= Task to complete =
Take the listing from its first line through the line that contains "(e5) at (192,539)" and please retype those lines exactly, leaving out the pictures.

= Recorded data =

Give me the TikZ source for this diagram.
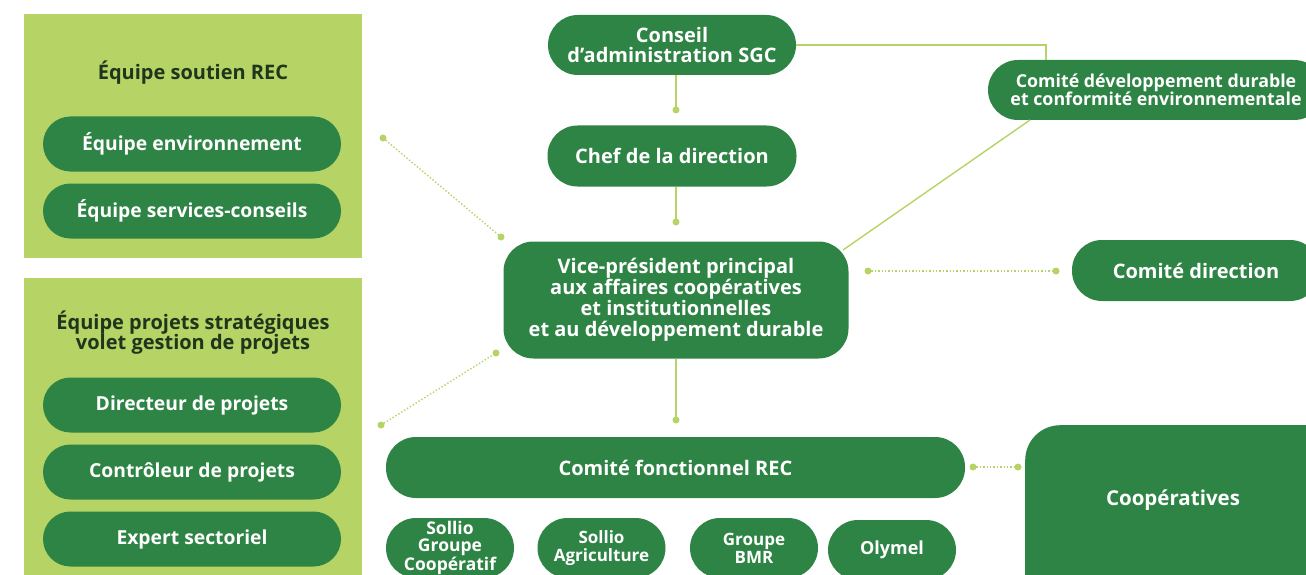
\documentclass[tikz,border=0pt]{standalone}
\usepackage{fontspec}
\setmainfont{Open Sans}
\definecolor{dg}{HTML}{2E8444}
\definecolor{lg}{HTML}{B5D465}
\definecolor{tx}{HTML}{1F351C}
\begin{document}
\begin{tikzpicture}[x=1pt,y=-1pt,
  panel/.style={fill=lg, draw=none, inner sep=0pt, anchor=north west},
  ttl/.style={text=tx, font=\bfseries\fontsize{20}{20}\selectfont, align=center, inner sep=0pt},
  pill/.style={fill=dg, draw=none, text=white, font=\bfseries\fontsize{20}{20}\selectfont, align=center, inner sep=0pt},
  smallpill/.style={pill, font=\bfseries\fontsize{17.5}{16.5}\selectfont, minimum width=128pt, minimum height=60pt, rounded corners=30pt},
  link/.style={draw=lg, line width=1.4pt},
  dlink/.style={draw=lg, line width=1.4pt, dotted},
  dotc/.style={fill=lg, draw=none}
]
\useasboundingbox (0,0) rectangle (1306,575);
\clip (0,0) rectangle (1306,575);

% left panels
\node[panel, minimum width=338pt, minimum height=244pt] (p1) at (24,14) {};
\node[panel, minimum width=338pt, minimum height=320pt] (p2) at (24,278) {};
\node[ttl] (t1) at (193,73) {Équipe soutien REC};
\node[ttl] (t2) at (193,333) {Équipe projets stratégiques\\volet gestion de projets};
\tikzset{lp/.style={pill, font=\bfseries\fontsize{19.3}{20}\selectfont, minimum width=298pt, minimum height=55pt, rounded corners=27.5pt}}
\node[lp] (e1) at (192,144) {Équipe environnement};
\node[lp] (e2) at (192,211) {Équipe services-conseils};
\node[lp] (e3) at (192,405) {Directeur de projets};
\node[lp] (e4) at (192,472) {Contrôleur de projets};
\node[lp] (e5) at (192,539) {Expert sectoriel};

% central column
\node[pill, minimum width=248pt, minimum height=60pt, rounded corners=30pt] (cons) at (672,45) {Conseil\\d’administration SGC};
\node[pill, minimum width=249pt, minimum height=61pt, rounded corners=30pt] (chef) at (672,156) {Chef de la direction};
\node[pill, minimum width=345pt, minimum height=117pt, rounded corners=30pt, font=\bfseries\fontsize{20}{21}\selectfont] (vp) at (676,300) {Vice-président principal\\aux affaires coopératives\\et institutionnelles\\et au développement durable};
\node[pill, minimum width=579pt, minimum height=61pt, rounded corners=30pt] (cf) at (675.5,467.5) {Comité fonctionnel REC};

% right column
\node[pill, minimum width=336pt, minimum height=60pt, rounded corners=30pt, font=\bfseries\fontsize{17.8}{18}\selectfont] (cdd) at (1156,90) {Comité développement durable\\et conformité environnementale};
\node[pill, minimum width=248pt, minimum height=61pt, rounded corners=30pt] (cdir) at (1196,270.5) {Comité direction};
\node[pill, minimum width=320pt, minimum height=200pt, rounded corners=35pt, anchor=north west] (coop) at (1025,425) {};
\node[text=white, font=\bfseries\fontsize{20.5}{21}\selectfont, inner sep=0pt] (cooplbl) at (1173,500) {Coopératives};

% bottom pills
\node[smallpill] (s1) at (450,548) {Sollio\\Groupe\\Coopératif};
\node[smallpill, font=\bfseries\fontsize{17}{18}\selectfont] (s2) at (601.5,548) {Sollio\\Agriculture};
\node[smallpill, font=\bfseries\fontsize{17}{18}\selectfont] (s3) at (754,548) {Groupe\\BMR};
\node[smallpill, font=\bfseries\fontsize{18}{20}\selectfont] (s4) at (892,550) {Olymel};

% connector end points
\coordinate (d1) at (676,110);
\coordinate (d2) at (676,222);
\coordinate (d3) at (676,420);
\coordinate (a1) at (383,138);
\coordinate (a2) at (501,237);
\coordinate (b1) at (381,425);
\coordinate (b2) at (496,353);
\coordinate (c1) at (868,271);
\coordinate (c2) at (1056,271);
\coordinate (f1) at (973,467);
\coordinate (f2) at (1018,467);
\coordinate (vpc) at (843,250);
\coordinate (cddc) at (1030,120);

% solid connectors
\draw[link] (cons.south -| d1) -- (d1);
\draw[link] (chef.south -| d2) -- (d2);
\draw[link] (vp.south -| d3) -- (d3);
\draw[link] (cons.east) -- (1046,45) -- (1046,60);
\draw[link] (cddc) -- (vpc);
\foreach \p in {d1,d2,d3} \fill[dotc] (\p) circle (3.5pt);

% dotted connectors
\draw[dlink] (a1) -- (a2);
\draw[dlink] (b1) -- (b2);
\draw[dlink] (c1) -- (c2);
\draw[dlink] (f1) -- (f2);
\foreach \p in {a1,a2,b1,b2,c1,c2,f1,f2} \fill[dotc] (\p) circle (3.5pt);
\end{tikzpicture}
\end{document}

= Answer to the problem =
Give me the TikZ source for this diagram.
\documentclass[tikz,border=0pt]{standalone}
\usepackage{fontspec}
\setmainfont{Open Sans}
\definecolor{dg}{HTML}{2E8444}
\definecolor{lg}{HTML}{B5D465}
\definecolor{tx}{HTML}{1F351C}
\begin{document}
\begin{tikzpicture}[x=1pt,y=-1pt,
  panel/.style={fill=lg, draw=none, inner sep=0pt, anchor=north west},
  ttl/.style={text=tx, font=\bfseries\fontsize{20}{20}\selectfont, align=center, inner sep=0pt},
  pill/.style={fill=dg, draw=none, text=white, font=\bfseries\fontsize{20}{20}\selectfont, align=center, inner sep=0pt},
  smallpill/.style={pill, font=\bfseries\fontsize{17.5}{16.5}\selectfont, minimum width=128pt, minimum height=60pt, rounded corners=30pt},
  link/.style={draw=lg, line width=1.4pt},
  dlink/.style={draw=lg, line width=1.4pt, dotted},
  dotc/.style={fill=lg, draw=none}
]
\useasboundingbox (0,0) rectangle (1306,575);
\clip (0,0) rectangle (1306,575);

% left panels
\node[panel, minimum width=338pt, minimum height=244pt] (p1) at (24,14) {};
\node[panel, minimum width=338pt, minimum height=320pt] (p2) at (24,278) {};
\node[ttl] (t1) at (193,73) {Équipe soutien REC};
\node[ttl] (t2) at (193,333) {Équipe projets stratégiques\\volet gestion de projets};
\tikzset{lp/.style={pill, font=\bfseries\fontsize{19.3}{20}\selectfont, minimum width=298pt, minimum height=55pt, rounded corners=27.5pt}}
\node[lp] (e1) at (192,144) {Équipe environnement};
\node[lp] (e2) at (192,211) {Équipe services-conseils};
\node[lp] (e3) at (192,405) {Directeur de projets};
\node[lp] (e4) at (192,472) {Contrôleur de projets};
\node[lp] (e5) at (192,539) {Expert sectoriel};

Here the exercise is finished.